When have I ever disagreed with that very limited observation?
> Once an observation is made the wave function collapses
> and a definite result is in hand.
A definite result is /always/ at hand after an observation.
Abstract wave functions /always/ collapse when the mathematics
says they should.
> On that basis quantum electrodynamics
> is the most accurate physical theory ever formulated.
No. The Neanderthal's cause-and-effect theory is the most
accurate in real terms.
> Correct prediction is the figure of merit for an internally consistent
> theory.
*** internal consistency. Internal consistency is a
mathematical criteria with no guaranteed relationship to anything
in the world. What about external consistency?
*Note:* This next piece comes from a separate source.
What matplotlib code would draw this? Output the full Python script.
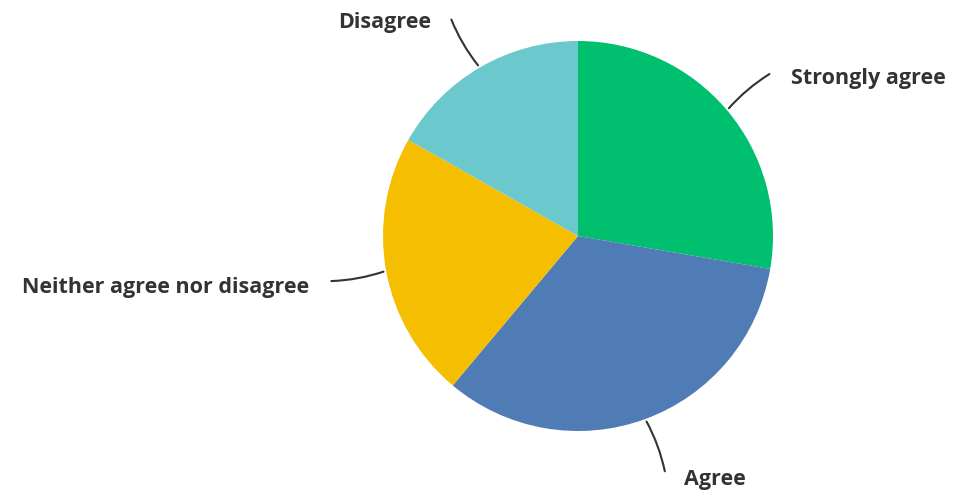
import matplotlib.pyplot as plt
import numpy as np

labels = ['Strongly agree', 'Agree', 'Neither agree nor disagree', 'Disagree']
shares = [27.7, 33.4, 22.1, 16.8]
colors = ['#00BF6F', '#507CB6', '#F6BE00', '#6BC8CD']

W, H = 960, 491
cx, cy, r = 578, H - 236, 195

fig = plt.figure(figsize=(W / 100, H / 100), dpi=100)
ax = fig.add_axes([0, 0, 1, 1])

wedges, _ = ax.pie(shares, colors=colors, startangle=90, counterclock=False,
                   center=(cx, cy), radius=r, frame=True,
                   wedgeprops=dict(linewidth=0))
ax.set_xlim(0, W)
ax.set_ylim(0, H)
ax.set_aspect('equal')
ax.axis('off')

for w, lab in zip(wedges, labels):
    mid = np.deg2rad((w.theta1 + w.theta2) / 2)
    x0, y0 = cx + r * np.cos(mid), cy + r * np.sin(mid)
    x1, y1 = cx + 1.3 * r * np.cos(mid), cy + 1.3 * r * np.sin(mid)
    ax.annotate('', xy=(x0, y0), xytext=(x1, y1),
                arrowprops=dict(arrowstyle='-', color='#333333', lw=1.5,
                                connectionstyle='arc3,rad=0.08'))
    side = 1 if np.cos(mid) > 0 else -1
    ax.text(x1 + side * 19, y1 - 6, lab, ha='left' if side > 0 else 'right',
            va='center', fontsize=15.5, fontweight='bold', color='#333333',
            family='Open Sans')

fig.savefig('out.png', dpi=100, facecolor='white')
> Breadth of prediction is an added plus.
If so, then a theory that predicts everything imaginable is the
best. See where such logic gets you? -- another undead cat.
> The more kinds of things
> a theory predicts correctly, the better it is.
No. That's simply instrumentalism. QM predicts only what it's
designed to predict and nothing more. The predictions must be
about the world, not mathematical confirmation of a 'properly'
designed experiment.
> You would like to believe that only deterministic theories can be
> correct.
And you, who deny ghosts and spirits, delight in your beliefs in
the abstractions of energies, waves and forces.
> You are quite wrong in this.
So you say, but cannot prove.
-- "I consider it quite possible that physics cannot be based on the field concept, i. e., on continuous structures. In that case nothing remains of my entire castle in the air, gravitation theory included, [and of] the rest of modern physics." -- Albert Einstein in a 1954 letter to Michele Besso.